Posted by By Jacob Edi, Abuja on
As the Amadu Ali faction of the Peoples Democratic Party (PDP) holds an emergency National Executive Committee (NEC) meeting Thursday, the other faction led by Shuaibu Oyedokun, has written the Independent National Electoral Commission (INEC) demanding recognition.
•Ali calls emergency NEC meeting
As the Amadu Ali faction of the Peoples Democratic Party (PDP) holds an emergency National Executive Committee (NEC) meeting Thursday, the other faction led by Shuaibu Oyedokun, has written the Independent National Electoral Commission (INEC) demanding recognition.
National Secretary of the Oyedokun-led Interim Management Committee, Prince Orji Nwafor-Orizu, in a two-page letter made available to Daily Sun, called on the electoral body not to recognize the Ahmadu Ali faction which it alleged is an illegal body.
Relying on the October 10, 2005 judgment of the High Court of Abuja, which nullified the method used to usher in the Ali-led National Working Committee (NWC), Nwafor-Orizu maintained that 'the PDP, as it stands today, has no legal persons steering its activities."
Consequently, the statement said it will inform INEC appropriately about its arrangements to conduct 'proper congresses and convention."

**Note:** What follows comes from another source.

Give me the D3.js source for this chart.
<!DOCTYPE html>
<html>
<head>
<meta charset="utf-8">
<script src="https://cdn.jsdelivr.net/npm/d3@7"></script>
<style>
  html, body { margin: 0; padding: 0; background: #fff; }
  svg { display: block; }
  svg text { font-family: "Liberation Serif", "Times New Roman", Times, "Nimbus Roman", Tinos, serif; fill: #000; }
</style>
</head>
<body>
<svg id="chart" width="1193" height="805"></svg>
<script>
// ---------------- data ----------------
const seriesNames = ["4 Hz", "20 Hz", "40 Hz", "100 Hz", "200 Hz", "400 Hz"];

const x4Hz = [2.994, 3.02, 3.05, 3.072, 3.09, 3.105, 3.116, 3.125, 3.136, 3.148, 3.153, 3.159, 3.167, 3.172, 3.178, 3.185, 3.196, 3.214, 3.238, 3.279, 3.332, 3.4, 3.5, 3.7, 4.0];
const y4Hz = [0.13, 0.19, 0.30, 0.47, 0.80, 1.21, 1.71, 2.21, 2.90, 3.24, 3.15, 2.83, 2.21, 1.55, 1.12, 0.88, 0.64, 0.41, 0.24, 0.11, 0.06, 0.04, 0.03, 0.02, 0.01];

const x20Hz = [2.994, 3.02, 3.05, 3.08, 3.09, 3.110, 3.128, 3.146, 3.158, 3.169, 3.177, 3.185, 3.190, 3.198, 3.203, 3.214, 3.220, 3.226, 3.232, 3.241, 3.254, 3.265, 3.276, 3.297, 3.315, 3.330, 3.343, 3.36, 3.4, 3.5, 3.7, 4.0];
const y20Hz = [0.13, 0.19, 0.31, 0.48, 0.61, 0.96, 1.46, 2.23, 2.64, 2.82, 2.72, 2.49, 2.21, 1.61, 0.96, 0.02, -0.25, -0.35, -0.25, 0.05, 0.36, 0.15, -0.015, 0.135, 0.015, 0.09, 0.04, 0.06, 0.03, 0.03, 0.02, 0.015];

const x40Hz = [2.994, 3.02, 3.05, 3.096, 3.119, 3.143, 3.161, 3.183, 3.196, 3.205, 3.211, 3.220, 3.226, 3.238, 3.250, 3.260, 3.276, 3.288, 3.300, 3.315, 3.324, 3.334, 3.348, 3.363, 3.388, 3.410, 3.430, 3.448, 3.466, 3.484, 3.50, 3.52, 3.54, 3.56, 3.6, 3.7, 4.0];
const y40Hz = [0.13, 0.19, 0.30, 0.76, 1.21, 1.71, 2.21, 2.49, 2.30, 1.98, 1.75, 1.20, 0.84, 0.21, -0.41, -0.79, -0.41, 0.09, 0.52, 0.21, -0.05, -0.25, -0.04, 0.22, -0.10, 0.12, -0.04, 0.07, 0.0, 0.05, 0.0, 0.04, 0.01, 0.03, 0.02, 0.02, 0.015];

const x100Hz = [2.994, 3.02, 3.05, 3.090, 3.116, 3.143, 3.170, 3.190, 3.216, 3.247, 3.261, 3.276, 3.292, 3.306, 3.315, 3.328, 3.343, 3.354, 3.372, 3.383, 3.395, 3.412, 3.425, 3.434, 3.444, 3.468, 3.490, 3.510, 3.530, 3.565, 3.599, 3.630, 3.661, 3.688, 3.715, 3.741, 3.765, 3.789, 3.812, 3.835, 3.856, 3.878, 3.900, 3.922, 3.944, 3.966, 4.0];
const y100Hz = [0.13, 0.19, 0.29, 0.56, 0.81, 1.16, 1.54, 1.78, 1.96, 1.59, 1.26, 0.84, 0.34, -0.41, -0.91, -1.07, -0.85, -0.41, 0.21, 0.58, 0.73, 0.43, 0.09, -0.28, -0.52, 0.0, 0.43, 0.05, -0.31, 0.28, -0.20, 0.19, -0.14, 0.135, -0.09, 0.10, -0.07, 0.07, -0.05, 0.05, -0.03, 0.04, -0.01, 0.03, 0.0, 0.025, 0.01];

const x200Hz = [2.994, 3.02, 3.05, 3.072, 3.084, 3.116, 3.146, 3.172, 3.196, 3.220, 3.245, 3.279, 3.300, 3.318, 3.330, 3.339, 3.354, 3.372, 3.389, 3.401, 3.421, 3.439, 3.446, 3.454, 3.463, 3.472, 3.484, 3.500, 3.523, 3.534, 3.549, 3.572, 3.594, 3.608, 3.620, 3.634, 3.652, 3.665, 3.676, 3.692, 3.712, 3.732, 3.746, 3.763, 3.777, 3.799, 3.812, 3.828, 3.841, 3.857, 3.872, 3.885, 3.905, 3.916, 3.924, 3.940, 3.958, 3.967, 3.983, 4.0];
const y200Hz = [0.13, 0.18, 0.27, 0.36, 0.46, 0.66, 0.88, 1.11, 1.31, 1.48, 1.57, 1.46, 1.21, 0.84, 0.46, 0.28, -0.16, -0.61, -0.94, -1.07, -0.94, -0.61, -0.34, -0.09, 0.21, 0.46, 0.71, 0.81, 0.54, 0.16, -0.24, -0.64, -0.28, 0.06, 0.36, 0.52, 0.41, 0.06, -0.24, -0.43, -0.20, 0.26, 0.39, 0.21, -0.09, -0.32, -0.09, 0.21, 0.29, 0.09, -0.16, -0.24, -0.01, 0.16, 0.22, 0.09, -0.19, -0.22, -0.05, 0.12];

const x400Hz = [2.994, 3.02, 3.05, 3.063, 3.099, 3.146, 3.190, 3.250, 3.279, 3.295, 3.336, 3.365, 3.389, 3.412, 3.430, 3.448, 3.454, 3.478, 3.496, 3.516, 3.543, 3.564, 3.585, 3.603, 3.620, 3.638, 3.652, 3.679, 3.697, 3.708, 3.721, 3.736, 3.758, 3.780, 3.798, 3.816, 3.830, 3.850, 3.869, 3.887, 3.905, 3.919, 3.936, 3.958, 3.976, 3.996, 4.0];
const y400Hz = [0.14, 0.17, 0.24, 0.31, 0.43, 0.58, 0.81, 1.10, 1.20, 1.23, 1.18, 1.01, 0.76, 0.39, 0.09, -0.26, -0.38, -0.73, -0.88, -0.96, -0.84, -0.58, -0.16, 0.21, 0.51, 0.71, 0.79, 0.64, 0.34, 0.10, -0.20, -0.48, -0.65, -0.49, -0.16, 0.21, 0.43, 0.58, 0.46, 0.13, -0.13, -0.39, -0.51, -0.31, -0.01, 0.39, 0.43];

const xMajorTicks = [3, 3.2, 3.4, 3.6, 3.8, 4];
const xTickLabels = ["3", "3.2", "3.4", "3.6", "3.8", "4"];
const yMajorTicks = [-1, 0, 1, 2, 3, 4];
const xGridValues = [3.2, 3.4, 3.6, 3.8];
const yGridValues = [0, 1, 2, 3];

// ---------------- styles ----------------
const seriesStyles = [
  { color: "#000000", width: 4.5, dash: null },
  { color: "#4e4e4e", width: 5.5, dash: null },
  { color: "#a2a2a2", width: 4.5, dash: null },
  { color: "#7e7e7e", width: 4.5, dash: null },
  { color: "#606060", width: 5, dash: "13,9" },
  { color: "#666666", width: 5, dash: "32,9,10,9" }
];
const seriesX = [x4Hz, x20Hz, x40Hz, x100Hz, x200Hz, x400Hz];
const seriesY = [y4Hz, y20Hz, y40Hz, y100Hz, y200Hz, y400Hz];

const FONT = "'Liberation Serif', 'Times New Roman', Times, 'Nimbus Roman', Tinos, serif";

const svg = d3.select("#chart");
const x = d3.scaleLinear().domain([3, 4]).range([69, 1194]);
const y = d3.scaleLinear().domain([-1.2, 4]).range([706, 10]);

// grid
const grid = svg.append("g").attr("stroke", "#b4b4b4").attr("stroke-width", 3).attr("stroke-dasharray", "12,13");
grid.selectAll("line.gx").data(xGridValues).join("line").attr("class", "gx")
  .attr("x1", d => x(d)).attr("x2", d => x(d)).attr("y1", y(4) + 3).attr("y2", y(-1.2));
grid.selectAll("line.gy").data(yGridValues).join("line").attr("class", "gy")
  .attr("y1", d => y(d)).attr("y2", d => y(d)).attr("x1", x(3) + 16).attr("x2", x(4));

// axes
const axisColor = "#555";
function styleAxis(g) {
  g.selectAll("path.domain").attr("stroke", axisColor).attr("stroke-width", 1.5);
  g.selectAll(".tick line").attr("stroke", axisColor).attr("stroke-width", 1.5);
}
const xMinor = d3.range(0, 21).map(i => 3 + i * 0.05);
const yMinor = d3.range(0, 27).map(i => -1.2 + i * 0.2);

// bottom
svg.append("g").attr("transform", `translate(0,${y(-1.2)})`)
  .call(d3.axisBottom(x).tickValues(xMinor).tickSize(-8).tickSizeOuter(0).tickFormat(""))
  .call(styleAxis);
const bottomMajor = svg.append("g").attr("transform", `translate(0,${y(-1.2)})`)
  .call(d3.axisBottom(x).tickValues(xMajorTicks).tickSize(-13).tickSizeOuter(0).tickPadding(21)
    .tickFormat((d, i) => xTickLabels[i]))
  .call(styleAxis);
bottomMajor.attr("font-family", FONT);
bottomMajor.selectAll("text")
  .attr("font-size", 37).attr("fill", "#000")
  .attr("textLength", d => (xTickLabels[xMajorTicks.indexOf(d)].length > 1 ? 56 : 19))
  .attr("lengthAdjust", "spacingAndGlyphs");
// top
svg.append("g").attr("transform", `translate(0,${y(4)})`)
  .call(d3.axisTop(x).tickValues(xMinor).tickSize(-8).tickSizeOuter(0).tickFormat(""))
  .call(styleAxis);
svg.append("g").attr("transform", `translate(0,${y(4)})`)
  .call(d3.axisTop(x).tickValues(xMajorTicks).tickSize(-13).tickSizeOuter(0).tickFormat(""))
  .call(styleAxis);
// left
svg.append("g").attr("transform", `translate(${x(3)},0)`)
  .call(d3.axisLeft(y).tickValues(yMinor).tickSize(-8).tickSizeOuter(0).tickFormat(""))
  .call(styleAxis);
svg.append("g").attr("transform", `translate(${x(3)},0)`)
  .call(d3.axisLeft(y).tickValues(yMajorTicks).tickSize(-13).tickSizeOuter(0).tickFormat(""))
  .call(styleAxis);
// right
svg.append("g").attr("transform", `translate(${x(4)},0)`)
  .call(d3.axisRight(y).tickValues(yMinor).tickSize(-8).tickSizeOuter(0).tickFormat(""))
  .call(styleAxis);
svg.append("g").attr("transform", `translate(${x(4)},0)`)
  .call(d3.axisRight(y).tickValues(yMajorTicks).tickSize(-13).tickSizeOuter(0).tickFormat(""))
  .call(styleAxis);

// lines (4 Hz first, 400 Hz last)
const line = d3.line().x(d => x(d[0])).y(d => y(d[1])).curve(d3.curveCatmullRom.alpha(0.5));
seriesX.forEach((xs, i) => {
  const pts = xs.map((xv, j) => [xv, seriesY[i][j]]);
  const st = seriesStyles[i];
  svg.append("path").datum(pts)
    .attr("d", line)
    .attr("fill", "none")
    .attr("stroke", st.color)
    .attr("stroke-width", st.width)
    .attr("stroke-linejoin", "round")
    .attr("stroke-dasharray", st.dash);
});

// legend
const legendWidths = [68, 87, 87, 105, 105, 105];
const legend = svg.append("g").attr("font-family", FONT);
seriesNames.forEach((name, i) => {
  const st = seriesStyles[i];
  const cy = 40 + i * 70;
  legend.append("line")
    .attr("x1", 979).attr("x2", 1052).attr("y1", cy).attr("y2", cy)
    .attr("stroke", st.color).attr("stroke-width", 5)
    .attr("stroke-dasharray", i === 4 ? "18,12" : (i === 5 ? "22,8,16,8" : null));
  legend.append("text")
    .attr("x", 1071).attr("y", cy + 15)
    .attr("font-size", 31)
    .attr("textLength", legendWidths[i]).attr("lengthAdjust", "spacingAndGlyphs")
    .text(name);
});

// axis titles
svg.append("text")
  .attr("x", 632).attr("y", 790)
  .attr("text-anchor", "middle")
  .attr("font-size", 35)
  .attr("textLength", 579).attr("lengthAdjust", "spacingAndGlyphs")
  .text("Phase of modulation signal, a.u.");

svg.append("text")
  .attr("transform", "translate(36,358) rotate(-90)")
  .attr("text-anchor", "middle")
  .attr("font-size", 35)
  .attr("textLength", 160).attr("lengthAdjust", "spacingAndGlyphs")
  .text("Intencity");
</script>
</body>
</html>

Nwafor-Orizu explained that the action of his faction followed series of meetings and consultations by those he said are 'founding fathers of the PDP, members of the Board of Trustees, governors, former executive members" to form an interim management committee to fill a vacuum within the party pending the conduct of proper elections by the group.
Efforts to get comments of INEC officials failed at the time of this report, but it was learnt that the electoral body will soon react.
It was not clear why the Ali-led PDP called for an emergency NEC, but sources said it may not be unconnected with the emergence of a new faction made up mainly of former officers of the party who left the party in controversial circumstances before the emergence of the NWC under Ali.
It was also learnt that the NEC meeting will receive the report of the National Reconciliation Committee, which was set up in the wake of the collapse of the tenure elongation project.